* [Written request]:
Say how many lines contain the word "this". Only the number should be given.

* [Data records]:

-=-=-=-=-

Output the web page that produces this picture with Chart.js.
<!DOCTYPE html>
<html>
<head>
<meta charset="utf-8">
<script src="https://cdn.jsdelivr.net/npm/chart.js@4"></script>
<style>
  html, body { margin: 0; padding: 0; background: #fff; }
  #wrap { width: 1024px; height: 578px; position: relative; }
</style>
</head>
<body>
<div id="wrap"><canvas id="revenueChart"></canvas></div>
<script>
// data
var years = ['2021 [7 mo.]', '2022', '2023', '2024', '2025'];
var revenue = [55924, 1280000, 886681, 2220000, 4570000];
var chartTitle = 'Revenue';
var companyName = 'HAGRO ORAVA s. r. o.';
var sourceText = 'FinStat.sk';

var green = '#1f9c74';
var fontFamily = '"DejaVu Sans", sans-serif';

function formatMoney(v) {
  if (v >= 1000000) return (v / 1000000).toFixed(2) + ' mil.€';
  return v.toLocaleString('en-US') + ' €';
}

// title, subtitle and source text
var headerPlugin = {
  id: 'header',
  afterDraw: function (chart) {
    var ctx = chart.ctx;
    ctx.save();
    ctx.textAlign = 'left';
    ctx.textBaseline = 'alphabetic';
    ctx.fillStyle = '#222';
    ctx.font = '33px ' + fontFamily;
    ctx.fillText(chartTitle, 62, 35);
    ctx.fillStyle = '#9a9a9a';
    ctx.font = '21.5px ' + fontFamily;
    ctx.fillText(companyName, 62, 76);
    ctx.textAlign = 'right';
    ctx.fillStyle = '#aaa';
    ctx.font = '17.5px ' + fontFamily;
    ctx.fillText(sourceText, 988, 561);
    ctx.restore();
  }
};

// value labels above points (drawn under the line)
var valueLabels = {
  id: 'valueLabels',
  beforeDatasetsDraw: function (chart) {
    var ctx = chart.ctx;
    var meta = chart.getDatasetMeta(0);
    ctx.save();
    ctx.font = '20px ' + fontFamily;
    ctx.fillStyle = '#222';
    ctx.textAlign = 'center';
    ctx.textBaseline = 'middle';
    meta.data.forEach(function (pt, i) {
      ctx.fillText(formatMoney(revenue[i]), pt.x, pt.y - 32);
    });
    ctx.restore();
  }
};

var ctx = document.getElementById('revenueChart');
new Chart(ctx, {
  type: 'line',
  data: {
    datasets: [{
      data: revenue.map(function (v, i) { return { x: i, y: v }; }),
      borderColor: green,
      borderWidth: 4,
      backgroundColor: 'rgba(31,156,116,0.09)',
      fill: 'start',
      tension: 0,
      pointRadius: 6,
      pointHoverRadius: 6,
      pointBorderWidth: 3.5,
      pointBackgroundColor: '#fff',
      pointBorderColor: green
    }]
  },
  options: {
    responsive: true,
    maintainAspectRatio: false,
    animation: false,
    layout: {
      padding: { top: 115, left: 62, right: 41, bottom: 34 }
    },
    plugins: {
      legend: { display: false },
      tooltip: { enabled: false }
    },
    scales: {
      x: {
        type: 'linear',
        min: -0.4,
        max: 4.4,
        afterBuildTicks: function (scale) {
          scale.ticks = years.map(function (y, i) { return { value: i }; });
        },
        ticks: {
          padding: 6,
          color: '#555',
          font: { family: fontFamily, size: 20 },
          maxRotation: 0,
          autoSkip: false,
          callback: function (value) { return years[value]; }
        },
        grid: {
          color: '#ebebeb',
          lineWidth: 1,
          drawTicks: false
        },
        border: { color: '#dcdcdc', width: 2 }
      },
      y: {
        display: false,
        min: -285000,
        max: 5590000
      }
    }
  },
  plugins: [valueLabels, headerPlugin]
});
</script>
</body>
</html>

-=-=-=-=-

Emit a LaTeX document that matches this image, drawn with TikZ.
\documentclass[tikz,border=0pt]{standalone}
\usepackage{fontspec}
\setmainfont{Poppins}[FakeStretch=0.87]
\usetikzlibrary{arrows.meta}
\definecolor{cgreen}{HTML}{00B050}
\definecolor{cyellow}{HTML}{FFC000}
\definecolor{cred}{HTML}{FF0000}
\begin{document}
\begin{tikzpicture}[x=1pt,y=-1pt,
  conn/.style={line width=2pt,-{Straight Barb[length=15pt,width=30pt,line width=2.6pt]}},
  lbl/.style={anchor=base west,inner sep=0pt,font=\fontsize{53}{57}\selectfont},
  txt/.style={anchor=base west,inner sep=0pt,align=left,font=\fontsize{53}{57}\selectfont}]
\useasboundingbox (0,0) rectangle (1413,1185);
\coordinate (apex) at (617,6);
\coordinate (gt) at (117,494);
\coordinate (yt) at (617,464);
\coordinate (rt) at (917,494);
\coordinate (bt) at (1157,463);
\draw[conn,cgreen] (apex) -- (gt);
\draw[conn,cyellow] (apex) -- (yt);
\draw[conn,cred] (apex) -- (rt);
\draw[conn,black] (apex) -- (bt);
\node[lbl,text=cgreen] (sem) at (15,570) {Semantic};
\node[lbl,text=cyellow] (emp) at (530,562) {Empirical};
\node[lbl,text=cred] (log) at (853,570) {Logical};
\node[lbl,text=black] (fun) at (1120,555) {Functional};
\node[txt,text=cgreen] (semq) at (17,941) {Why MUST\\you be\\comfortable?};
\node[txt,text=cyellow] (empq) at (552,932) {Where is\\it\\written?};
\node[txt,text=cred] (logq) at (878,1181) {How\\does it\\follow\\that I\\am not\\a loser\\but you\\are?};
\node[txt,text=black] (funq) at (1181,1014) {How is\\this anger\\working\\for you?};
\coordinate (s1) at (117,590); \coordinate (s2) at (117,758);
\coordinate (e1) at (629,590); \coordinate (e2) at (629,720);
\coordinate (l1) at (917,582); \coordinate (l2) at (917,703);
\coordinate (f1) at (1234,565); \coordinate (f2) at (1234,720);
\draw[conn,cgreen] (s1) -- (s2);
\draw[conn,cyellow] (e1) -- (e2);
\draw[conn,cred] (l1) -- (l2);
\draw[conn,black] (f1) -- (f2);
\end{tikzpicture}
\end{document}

-=-=-=-=-

* [Task output]:
3